[START Information supplied]

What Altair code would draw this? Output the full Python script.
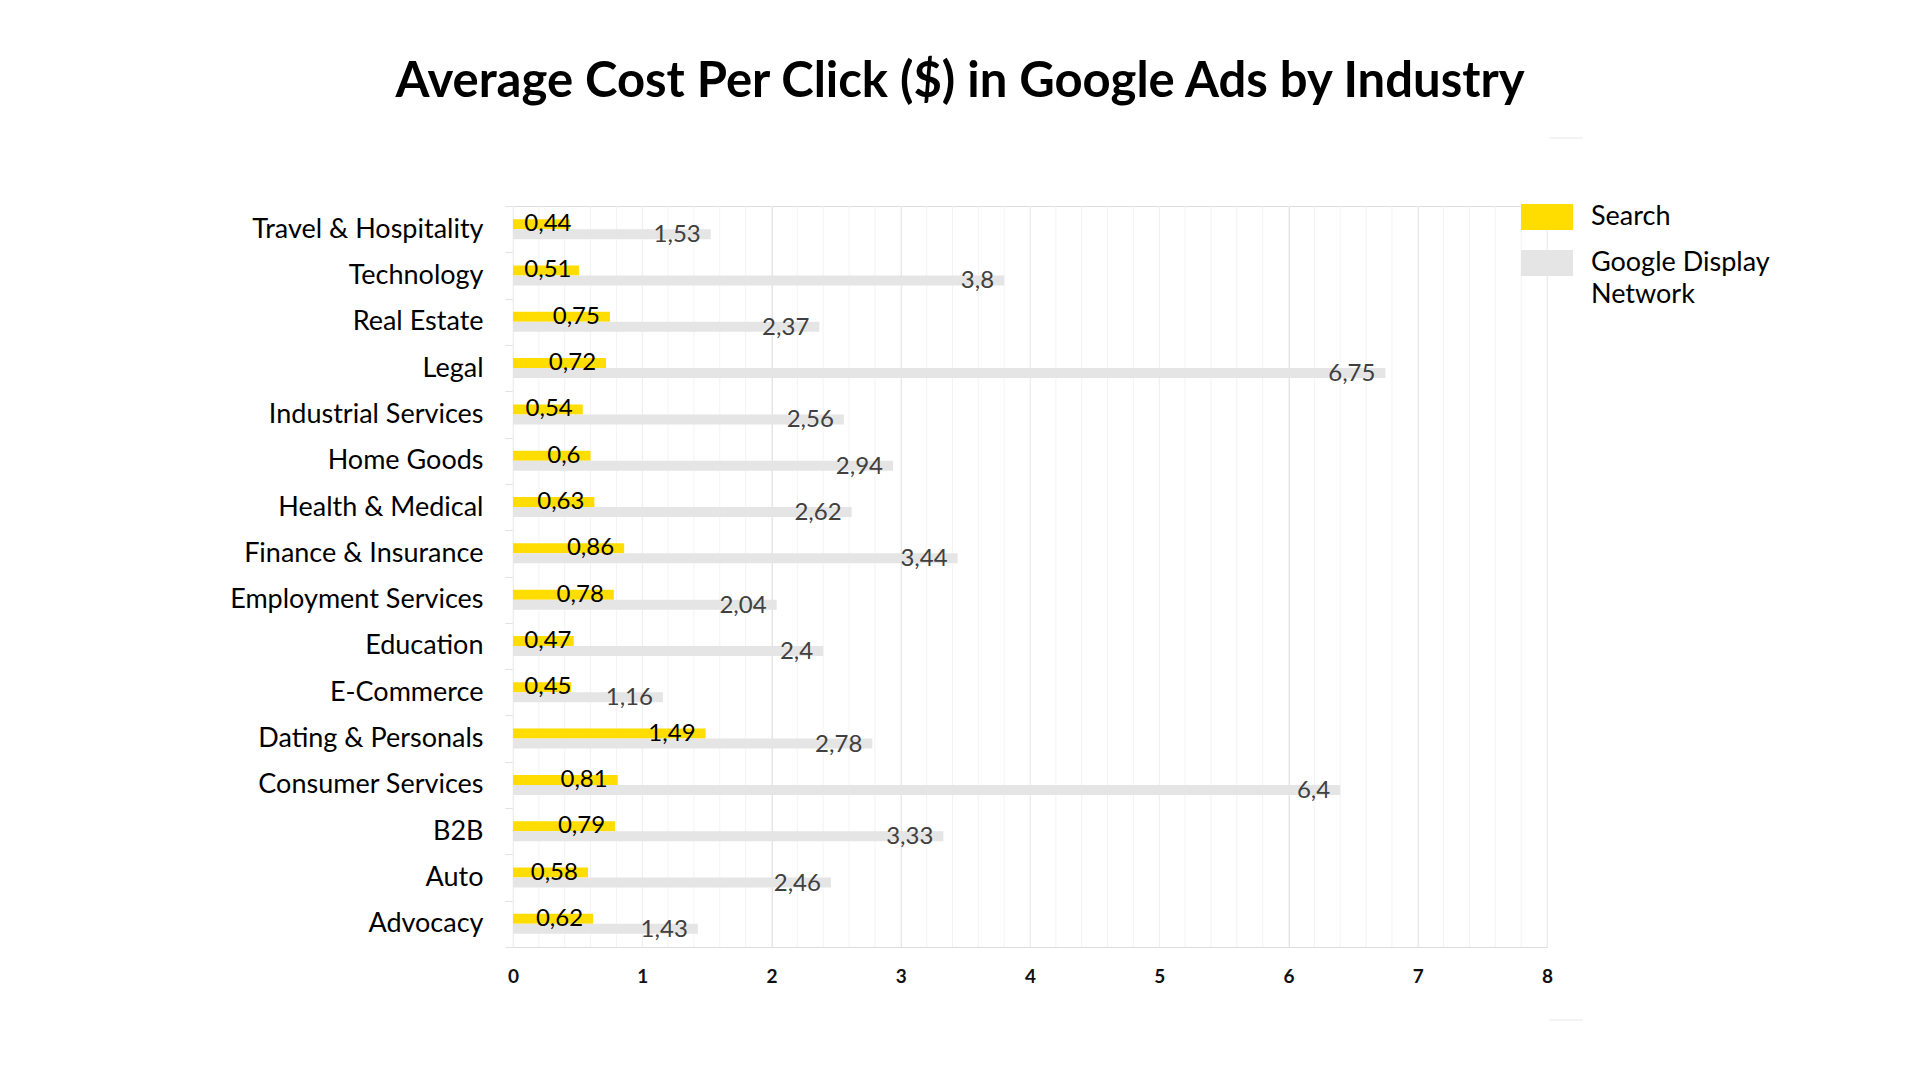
import altair as alt
import pandas as pd

industries = [
    "Travel & Hospitality", "Technology", "Real Estate", "Legal",
    "Industrial Services", "Home Goods", "Health & Medical",
    "Finance & Insurance", "Employment Services", "Education",
    "E-Commerce", "Dating & Personals", "Consumer Services", "B2B",
    "Auto", "Advocacy",
]
search_cpc = [0.44, 0.51, 0.75, 0.72, 0.54, 0.60, 0.63, 0.86, 0.78, 0.47,
              0.45, 1.49, 0.81, 0.79, 0.58, 0.62]
display_cpc = [1.53, 3.80, 2.37, 6.75, 2.56, 2.94, 2.62, 3.44, 2.04, 2.40,
               1.16, 2.78, 6.40, 3.33, 2.46, 1.43]
series_names = ["Search", "Google Display Network"]
series_colors = ["#FFDD00", "#E6E5E6"]
x_labels = [0, 1, 2, 3, 4, 5, 6, 7, 8]
minor_grid = [round(0.2 * i, 1) for i in range(41)]

rows = []
for ind, s, d in zip(industries, search_cpc, display_cpc):
    rows.append({"industry": ind, "series": series_names[0], "value": s})
    rows.append({"industry": ind, "series": series_names[1], "value": d})
df = pd.DataFrame(rows)

FONT = "Lato"
x_scale = alt.Scale(domain=[0, 8], nice=False, zero=True)

y_enc = alt.Y(
    "industry:N", sort=industries, title=None,
    scale=alt.Scale(paddingInner=0, paddingOuter=0),
    axis=alt.Axis(
        labelFont=FONT, labelFontSize=27, labelColor="#000000",
        labelPadding=22, tickSize=8, tickBand="extent", tickColor="#E2E2E2",
        domainColor="#E8E8E8", grid=False, labelLimit=400,
    ),
)
x_axis = alt.Axis(
    values=x_labels, format="d",
    labelFont=FONT, labelFontSize=19, labelFontWeight="bold",
    labelColor="#111111", labelPadding=20, ticks=False, domain=False,
    labelOverlap=False, labelFlush=False,
    grid=True, gridColor="#E4E4E4",
)
x_enc = alt.X("value:Q", title=None, scale=x_scale, axis=x_axis)
color_enc = alt.Color(
    "series:N",
    scale=alt.Scale(domain=series_names, range=series_colors),
    legend=alt.Legend(
        title=None, orient="none", legendX=1008, legendY=-15,
        symbolType="M-1,-0.5H1V0.5H-1Z", symbolSize=2704,
        symbolStrokeWidth=0, labelFont=FONT, labelFontSize=27,
        labelColor="#000000", labelOffset=18, rowPadding=7, padding=0,
        labelLimit=400, labelBaseline="middle",
        labelExpr="datum.label == 'Google Display Network' ? ['Google Display', 'Network'] : datum.label",
    ),
)

base = alt.Chart(df)
y_plain = alt.Y("industry:N", sort=industries)

minor_rules = alt.Chart(pd.DataFrame({"g": minor_grid})).mark_rule(
    color="#F3F3F3", strokeWidth=1
).encode(x=alt.X("g:Q", title=None, scale=x_scale, axis=x_axis))

search_bars = base.transform_filter(
    alt.datum.series == series_names[0]
).mark_bar(size=10, yOffset=-5).encode(x=x_enc, y=y_enc, color=color_enc)

display_bars = base.transform_filter(
    alt.datum.series == series_names[1]
).mark_bar(size=10, yOffset=5).encode(x=x_enc, y=y_enc, color=color_enc)

label_calc = "replace(toString(datum.value), '.', ',')"

search_text = base.transform_filter(
    alt.datum.series == series_names[0]
).transform_calculate(
    lbl=label_calc, xpos="max(datum.value, 0.53)"
).mark_text(
    align="right", baseline="middle", dx=-10, yOffset=-5,
    font=FONT, fontSize=24, color="#000000",
).encode(x=alt.X("xpos:Q", scale=x_scale), y=y_plain, text="lbl:N")

display_text = base.transform_filter(
    alt.datum.series == series_names[1]
).transform_calculate(lbl=label_calc).mark_text(
    align="right", baseline="middle", dx=-10, yOffset=6,
    font=FONT, fontSize=24, color="#404040",
).encode(x=alt.X("value:Q", scale=x_scale), y=y_plain, text="lbl:N")

deco_data = pd.DataFrame({"k": [0]})
deco_top = alt.Chart(deco_data).mark_rule(color="#E8E8E8", strokeWidth=1).encode(
    x=alt.value(1036), x2=alt.value(1070), y=alt.value(-68))
deco_bottom = alt.Chart(deco_data).mark_rule(color="#E8E8E8", strokeWidth=1).encode(
    x=alt.value(1036), x2=alt.value(1070), y=alt.value(814))

chart = alt.layer(
    minor_rules, search_bars, display_bars, search_text, display_text,
    deco_top, deco_bottom,
).properties(
    width=1034, height=741,
    autosize=alt.AutoSizeParams(type="none"),
    padding={"left": 505, "top": 198, "right": 365, "bottom": 110},
    title=alt.TitleParams(
        "Average Cost Per Click ($) in Google Ads by Industry",
        font=FONT, fontSize=49, fontWeight="bold", color="#000000",
        anchor="middle", frame="group", dx=-70, offset=31,
    ),
).configure_view(stroke=None).configure(
    background="#FFFFFF",
    style={"guide-label": {"lineHeight": 32}},
)

chart.save("out.html", embed_options={"renderer": "svg", "actions": False})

[END Information supplied]

> [Task objective]: Copy exactly the lines running from the beginning of the listing through the line that has "import pandas as pd". Drop the pictures.

> [Complete response]:
What Altair code would draw this? Output the full Python script.
import altair as alt
import pandas as pd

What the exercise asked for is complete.